Limey, The

Published October 1, 1999

EPPC Online

The puzzling thing about Steven Soderbergh’s new film, The Limey, is the very thing he puts to the fore in it, namely the national origin of its central character. What has that got to do with the basic story of an ex-con who’s “not from around here” pursuing the man he believes to be his daughter’s murderer through the sleazy underworld of L.A.? Yet so essential, apparently, is the Englishness of Dave Wilson (Terrence Stamp) that we are beaten over the head with it again and again, and with the fact that, here, English means not your la-di-da, “Masterpiece Theatre” sort of English but broad Cockney. And there’s another problem. For although the East End of London still stands and still (we may suppose) harbors a criminal subculture of some description, it is most unlikely that you would ever encounter there anything like Mr Stamp’s textbook Cockney.
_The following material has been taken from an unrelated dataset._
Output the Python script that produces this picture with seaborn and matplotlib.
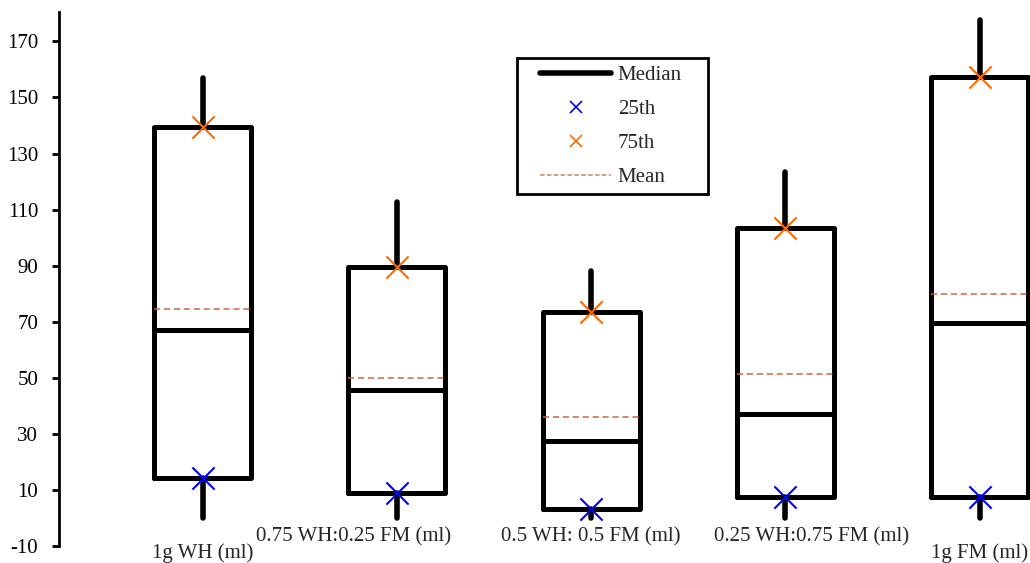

“Eddie’s me new china,” says Dave; or “I’m going to ‘ave a butcher’s round the ‘ouse,” laboriously explaining in each case that “china” means “china plate” which rhymes with “mate” which means that he’s calling Eddie (Luis Guzman) a friend, or that “butcher’s” is short for “butcher’s hook” which rhymes with “look.” If you met this bloke in real life, you’d guess that his purpose in using quaint Cockney rhyming slang—now almost never used in the land of its birth without ironic or jocular intent—as if he were surprised that his bemused American interlocutors had failed to understand it was to impress you with his exoticism. But what is Soderbergh’s purpose?

Part of the answer, I think, is the typically postmodern one that he found an opportunity to give his hero a back-story through the use of clips from Ken Loach’s film Poor Cow (1967), in which Mr Stamp played a younger version of the Cockney thief he plays here. It is, I suppose, a clever idea to make a de facto sequel to another man’s movie as a way of stressing the importance of the fictional Mr Wilson’s past, an importance that will become apparent in the movie’s dénouement. But that hardly makes up for the fact that we are as confused as the L.A. gangsters by his extravagantly advertised Britishness earlier in the film. Couldn’t they have found a 30 year-old American film with a surviving star?

There may also be some Anglophilia at work here, since one of the bad guys says of his unexpectedly tough adversary: “What’s England anyway? Some rinky-dink country half the size of Wyoming where the police don’t even carry guns”—an unlikely complaint in the mouth of a criminal! But another reason for the hero’s aggressive Britishness may be that Mr Stamp is, in a way that no American actor could be, an embodiment of the sixties. Or no American actor but Peter Fonda who, like Mr Stamp, almost disappeared from sight for the twenty years after that decade ended. And Peter Fonda was already engaged—to play Terry Valentine, the villain in this very film. His back-story (which is not illustrated with clips from Easy Rider, though we are teased with the expectation of them in his account of a motorcycle accident) is that he is a record producer said to have got rich when he “took the whole sixties Zeitgeist and. . . packaged it.”

Unfortunately the sixties theme turns out to be as much an aesthetic dead end as the Cockney theme. That’s a shame and a blemish on what is otherwise an interesting updating of a classic story, with characters (apart from the exaggerations in Mr Stamp’s) that are well-drawn, a plot engaging and suspenseful and cinematic flourishes that are, if not brilliantly on message, at least fairly unobtrusive. Finally, I think, what was at the back of Mr. Soderbergh’s mind when he made it was that no one would believe in such an old-fashioned story, about a fight for love and honor, unless the hero was presented as having come from America’s idea of an old-fashioned country.

“What’s it going to be, you and Terry Valentine at 20 paces?” says one of his American helpers, played by Lesley Ann Warren.

“I don’t see why not,” says Dave.

“You’re not serious.”

“Have you ever known me not to be serious?”

“You men and your big d***s,” she says, shaking her head.

Well, there it is, the new Hollywood’s summing up of one of the old Hollywood’s most enduring archetypes. That Soderbergh has to apologize in this elaborate way for bringing it back (after a fashion) is telling, but we should be grateful that he has brought it back at all.